Data from the TargetSmart report, which is a combined count of returned ballots from states that publish the data for party registrants and a predictive model of voter affiliation in the states that don’t, puts Democrats ahead nationally at 50.4% of votes (14.8 million) to Republicans’ 39.4% (11.5 million) with the other 10.2% (2.9 million) seen as unaffiliated. Partisan split-wise it’s remarkably close to 2020 at the same point -6 days to the election, at which Dems held 49.5% of the vote to 40.0% GOP. In absolutes overall turnout so far is above 2018’s by about 1.5 million, and the GOP actually had a slight (46.5% to 46%) lead in early turnout at this point before the last midterm.
Now the caveats are this data isn’t perfect and that voters registered as or are predicted to be Democrats aren’t necessarily going to vote for Dem candidates. That aside, it’s hard to square this with all the polling results and horserace circlejerk in the MSM indicating armageddon for the Dems. Strategically this level of early turnout gives Dem campaigns and get out the vote efforts a huge advantage in knowing where to target in order to squeeze more votes out of people before or on election day. It leaves Republicans pinning all their hopes on a 12 or 14 hour window in which any and all sorts of shit can happen to their voters on an individual basis and assholes like Mark Levin soberly imploring fans on Monday to vote early despite widespread antipathy in MAGAmerica.

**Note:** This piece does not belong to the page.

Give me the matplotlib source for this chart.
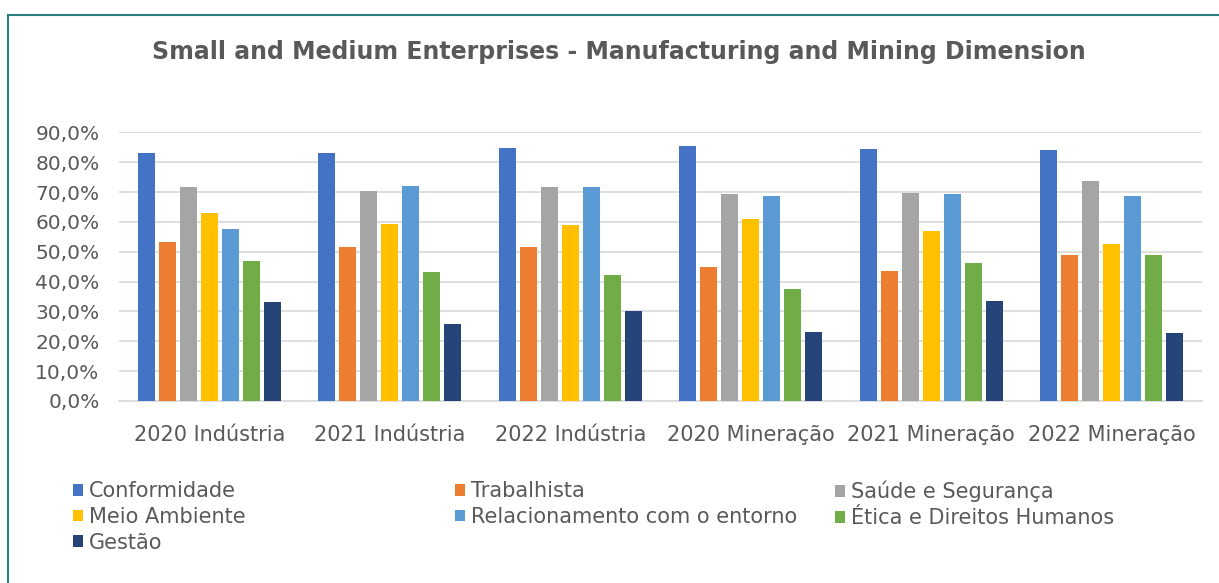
import numpy as np
import matplotlib
matplotlib.use("Agg")
import matplotlib.pyplot as plt
from matplotlib.ticker import FuncFormatter
from matplotlib.lines import Line2D

# categories and series (percent)
groups = ["2020 Indústria", "2021 Indústria", "2022 Indústria",
          "2020 Mineração", "2021 Mineração", "2022 Mineração"]
series = ["Conformidade", "Trabalhista", "Saúde e Segurança", "Meio Ambiente",
          "Relacionamento com o entorno", "Ética e Direitos Humanos", "Gestão"]

conformidade = [83.1, 82.9, 84.9, 85.3, 84.5, 84.0]
trabalhista = [53.3, 51.5, 51.5, 44.9, 43.5, 48.8]
saude = [71.8, 70.4, 71.8, 69.4, 69.8, 73.8]
meio_ambiente = [63.1, 59.2, 58.9, 61.0, 57.1, 52.7]
relacionamento = [57.6, 72.1, 71.7, 68.6, 69.4, 68.6]
etica = [46.9, 43.1, 42.1, 37.5, 46.1, 48.9]
gestao = [33.3, 25.8, 30.2, 23.0, 33.6, 22.8]

values = [conformidade, trabalhista, saude, meio_ambiente, relacionamento, etica, gestao]
colors = ["#4472C4", "#ED7D31", "#A5A5A5", "#FFC000", "#5B9BD5", "#70AD47", "#264478"]

txt = "#595959"
plt.rcParams['font.family'] = 'DejaVu Sans'

fig = plt.figure(figsize=(12.19, 5.83), dpi=100)
ax = fig.add_axes([119/1219, 1 - 401/583, (1202 - 119)/1219, (401 - 132.3)/583])

x = np.arange(len(groups))
slot = 0.1165
bars = []
for i, (name, vals, col) in enumerate(zip(series, values, colors)):
    b = ax.bar(x + (i - 3) * slot, np.array(vals) / 100, width=0.094, color=col,
               label=name, zorder=3)
    bars.append(b)

ax.set_xlim(-0.5, len(groups) - 0.5)
ax.set_ylim(0, 0.9)
ax.set_yticks(np.arange(0, 0.91, 0.1))
ax.yaxis.set_major_formatter(FuncFormatter(lambda v, p: f"{v*100:.1f}%".replace('.', ',')))
ax.set_xticks(x)
ax.set_xticklabels(groups)
ax.tick_params(axis='y', length=0, pad=14, labelsize=14.5, labelcolor=txt)
ax.tick_params(axis='x', length=0, pad=17, labelsize=15, labelcolor=txt)
ax.grid(axis='y', color="#d9d9d9", linewidth=1.2, zorder=0)
for s in ['top', 'right', 'left']:
    ax.spines[s].set_visible(False)
ax.spines['bottom'].set_color("#d9d9d9")
ax.spines['bottom'].set_linewidth(1.2)

fig.text(619/1219, 1 - 52/583, "Small and Medium Enterprises - Manufacturing and Mining Dimension",
         ha='center', va='center', fontsize=17, fontweight='bold', color=txt)

# legend laid out in 3 equal columns like the original
col_x = [73, 455, 835]
for c in range(3):
    idx = list(range(c, len(series), 3))
    leg = fig.legend([bars[i] for i in idx], [series[i] for i in idx],
                     loc='upper left', bbox_to_anchor=(col_x[c]/1219, 1 - 481/583),
                     frameon=False, fontsize=15, handlelength=0.5, handleheight=0.5,
                     handletextpad=0.25, labelspacing=0.28, borderpad=0, borderaxespad=0)
    for t in leg.get_texts():
        t.set_color(txt)

# chart frame (teal)
fig.add_artist(Line2D([8/1219, 8/1219], [0, 1 - 15/583], color="#2E7F7F", linewidth=1.5))
fig.add_artist(Line2D([8/1219, 1], [1 - 15/583, 1 - 15/583], color="#2E7F7F", linewidth=1.5))

fig.savefig("out.png", dpi=100)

There’s another part of Levin’s plea worth mentioning: “We have got to turn out in numbers like we did in 2010 and the Tea Party,” he says, referring to the massive Red Wave which took 63 House and 6 Senate seats from the Dems. Well he doesn’t actually want that because GOP turnout that year in absolute numbers was 44 million votes nationally in the House. With total turnout this year projected to hit 125.6 million – up from 118.5 million in 2018 – that kind of showing would be an utter slaughter. We’re not working with numbers much different than Levin’s here, the ones he cites were from the US Elections Project as of Sunday. Now while we can’t expect it to be as low as 44 million, especially considering House GOP candidates got 50.9 million votes nationally in 2018, it serves as a reminder that there is definitely a ceiling for Republicans somewhere in there.
How much realistically can they turn out when so many MAGA voters didn’t show up to help out in the 2018 because Trump himself wasn’t on the ballot? 60 million? 65 million? That right there is almost certainly the difference between a Republican takeover of one or both majorities in Congress and being stuck with another Dem trifecta. For a real Red Wave to materialize we need to see the GOP hitting closer to 70 million, just shy of what Trump got in the highest turnout election in history. We could certainly be wrong but we simply don’t see that happening. This is a knife fight in which the Dems have already inflicted some flesh wounds bad enough for a demented little scumbag like Mark Levin to take his glasses off and issue a stern warning to the camera.